ミケランジェロが彫ったといわれるダビデ像とその有名な話にダビデ像の鼻の話があります。その像を注文した注文主がミケランジェロに鼻がもう少し低いほうが良いといわれて、ミケランジェロが鼻を削るふりをして、注文主は満足したということです。

私自身は、その対応には疑問です。できないものは出来ないとはっきりといえばよいと思うのです。芸術家や職人ならやった振りをしてては駄目でしょう。良いもの悪いものを見極める目は一番大事ですが、その話が一人歩きしてしまうことを危惧します。

布をおつくりするときも、いろいろな相談を持ちかけられます。すべてを予想してお客様の言われることを行うとどうなるか説明いたします。布を駄目にしてしまわないとその言っている意味の分からないお客様もおられますが、一度、二度は、駄目な見本を作ってでもその意味を見せてあげます。それは私自身が経験して理解していることで、その人にとっては初めてのことだからです。
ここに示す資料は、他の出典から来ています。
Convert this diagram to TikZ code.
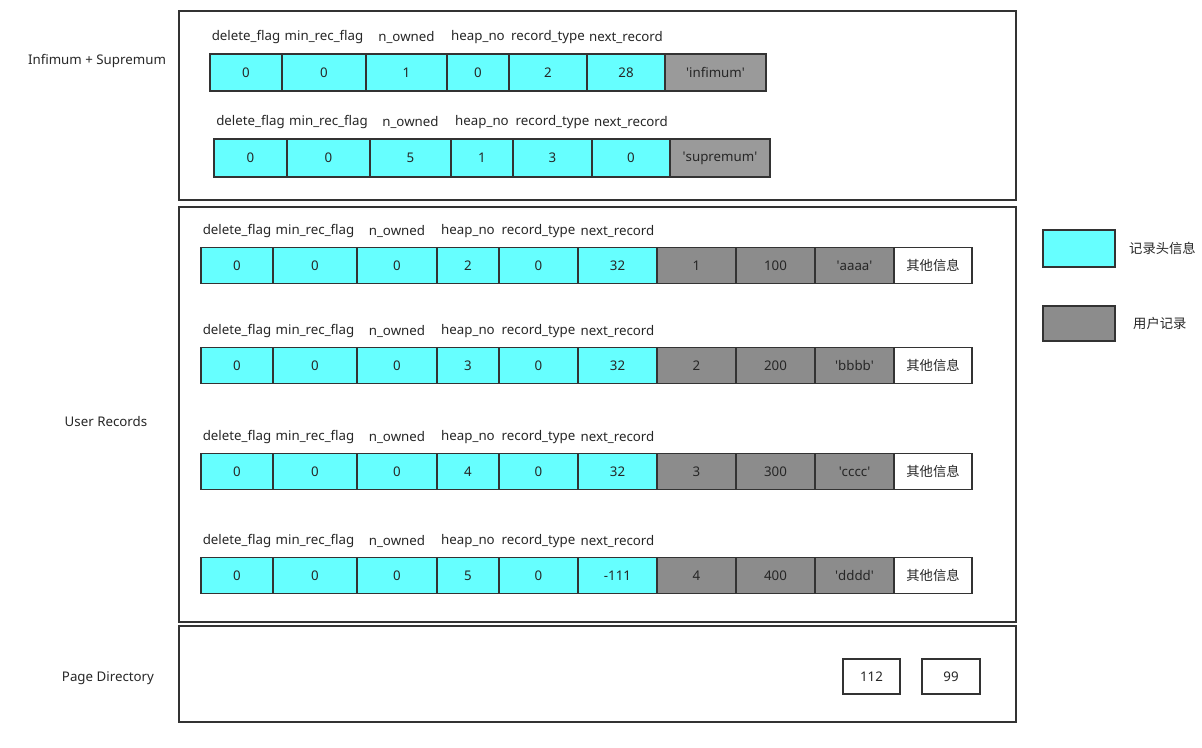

分かる人はその意味が分かりますし、分からない人はずーっとそのままです。私自身も自分自身のリスクで多くの経験を積むことで、作業している人以上の気持ちで全体を統括しています。

イタリアのプリントやテキスタイルのデザイナーはお客のリクエストで色を変えないという話を聞いたことがあります。そのことには自分のデザインを変えないという意味以外にも大きな意味合いが潜んでいます。自分自身で類似品を作り出さないことがオリジナリティを長続きさせるコツではあるのです。

ミケランジェロの場合、鼻を削ることは、自分の作品でなくなるという意味合いが含まれていたと思います。削る真似をしなければよいという簡単な結論です。その削る真似をしたという話が何百年も残るのは、ミケランジェロにとっては恥ずかしい話ではないかと思うのです。